PROBLEM DETAILS: What do the lines from the top of the data through the line with "x = list(range(len(pm10)))" say? Quote them exactly and include both ends.

SUPPLIED MATERIAL:
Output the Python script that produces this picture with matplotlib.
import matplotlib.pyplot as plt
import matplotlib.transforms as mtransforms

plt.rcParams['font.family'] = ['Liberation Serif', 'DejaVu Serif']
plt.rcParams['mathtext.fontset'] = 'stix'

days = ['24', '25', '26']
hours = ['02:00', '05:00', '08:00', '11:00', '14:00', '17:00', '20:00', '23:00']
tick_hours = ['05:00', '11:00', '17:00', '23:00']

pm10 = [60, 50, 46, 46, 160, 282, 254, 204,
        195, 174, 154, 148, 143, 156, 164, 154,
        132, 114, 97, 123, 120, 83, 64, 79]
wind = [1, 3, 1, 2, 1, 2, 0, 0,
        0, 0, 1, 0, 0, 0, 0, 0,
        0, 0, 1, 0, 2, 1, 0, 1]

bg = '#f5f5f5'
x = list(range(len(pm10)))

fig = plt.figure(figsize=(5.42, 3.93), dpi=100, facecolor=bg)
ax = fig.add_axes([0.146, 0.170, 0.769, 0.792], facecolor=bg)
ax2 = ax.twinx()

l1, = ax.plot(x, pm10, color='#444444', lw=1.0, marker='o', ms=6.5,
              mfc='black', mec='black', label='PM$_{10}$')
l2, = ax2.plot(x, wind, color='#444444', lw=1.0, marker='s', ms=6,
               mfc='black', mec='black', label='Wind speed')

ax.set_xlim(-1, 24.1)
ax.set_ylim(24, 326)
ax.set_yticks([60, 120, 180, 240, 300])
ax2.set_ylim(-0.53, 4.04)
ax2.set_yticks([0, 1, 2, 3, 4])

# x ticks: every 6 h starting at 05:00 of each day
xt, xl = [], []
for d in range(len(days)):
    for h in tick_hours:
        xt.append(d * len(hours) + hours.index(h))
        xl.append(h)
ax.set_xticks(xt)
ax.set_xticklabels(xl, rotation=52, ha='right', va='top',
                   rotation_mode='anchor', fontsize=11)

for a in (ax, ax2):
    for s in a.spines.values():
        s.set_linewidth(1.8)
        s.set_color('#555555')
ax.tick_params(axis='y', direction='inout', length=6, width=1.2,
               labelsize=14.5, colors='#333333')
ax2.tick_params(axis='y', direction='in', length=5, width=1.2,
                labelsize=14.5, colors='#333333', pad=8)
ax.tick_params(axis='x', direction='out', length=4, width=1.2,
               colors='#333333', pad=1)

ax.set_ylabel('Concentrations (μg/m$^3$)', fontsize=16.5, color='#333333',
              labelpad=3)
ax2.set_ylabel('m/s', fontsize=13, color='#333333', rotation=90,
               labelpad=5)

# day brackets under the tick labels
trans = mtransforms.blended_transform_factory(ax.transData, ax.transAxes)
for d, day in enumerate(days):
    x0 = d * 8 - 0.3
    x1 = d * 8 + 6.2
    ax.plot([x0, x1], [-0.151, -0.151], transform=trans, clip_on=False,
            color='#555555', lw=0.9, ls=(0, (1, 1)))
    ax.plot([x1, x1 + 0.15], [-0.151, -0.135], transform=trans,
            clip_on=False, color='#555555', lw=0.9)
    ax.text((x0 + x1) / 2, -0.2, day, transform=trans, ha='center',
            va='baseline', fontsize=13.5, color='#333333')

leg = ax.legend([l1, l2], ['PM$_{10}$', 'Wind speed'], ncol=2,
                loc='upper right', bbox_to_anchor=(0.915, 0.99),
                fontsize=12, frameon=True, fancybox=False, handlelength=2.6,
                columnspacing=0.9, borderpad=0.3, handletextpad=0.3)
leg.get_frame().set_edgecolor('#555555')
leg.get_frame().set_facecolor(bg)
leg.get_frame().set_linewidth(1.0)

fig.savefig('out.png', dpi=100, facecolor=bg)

RESULT OF THIS EXERCISE:
Output the Python script that produces this picture with matplotlib.
import matplotlib.pyplot as plt
import matplotlib.transforms as mtransforms

plt.rcParams['font.family'] = ['Liberation Serif', 'DejaVu Serif']
plt.rcParams['mathtext.fontset'] = 'stix'

days = ['24', '25', '26']
hours = ['02:00', '05:00', '08:00', '11:00', '14:00', '17:00', '20:00', '23:00']
tick_hours = ['05:00', '11:00', '17:00', '23:00']

pm10 = [60, 50, 46, 46, 160, 282, 254, 204,
        195, 174, 154, 148, 143, 156, 164, 154,
        132, 114, 97, 123, 120, 83, 64, 79]
wind = [1, 3, 1, 2, 1, 2, 0, 0,
        0, 0, 1, 0, 0, 0, 0, 0,
        0, 0, 1, 0, 2, 1, 0, 1]

bg = '#f5f5f5'
x = list(range(len(pm10)))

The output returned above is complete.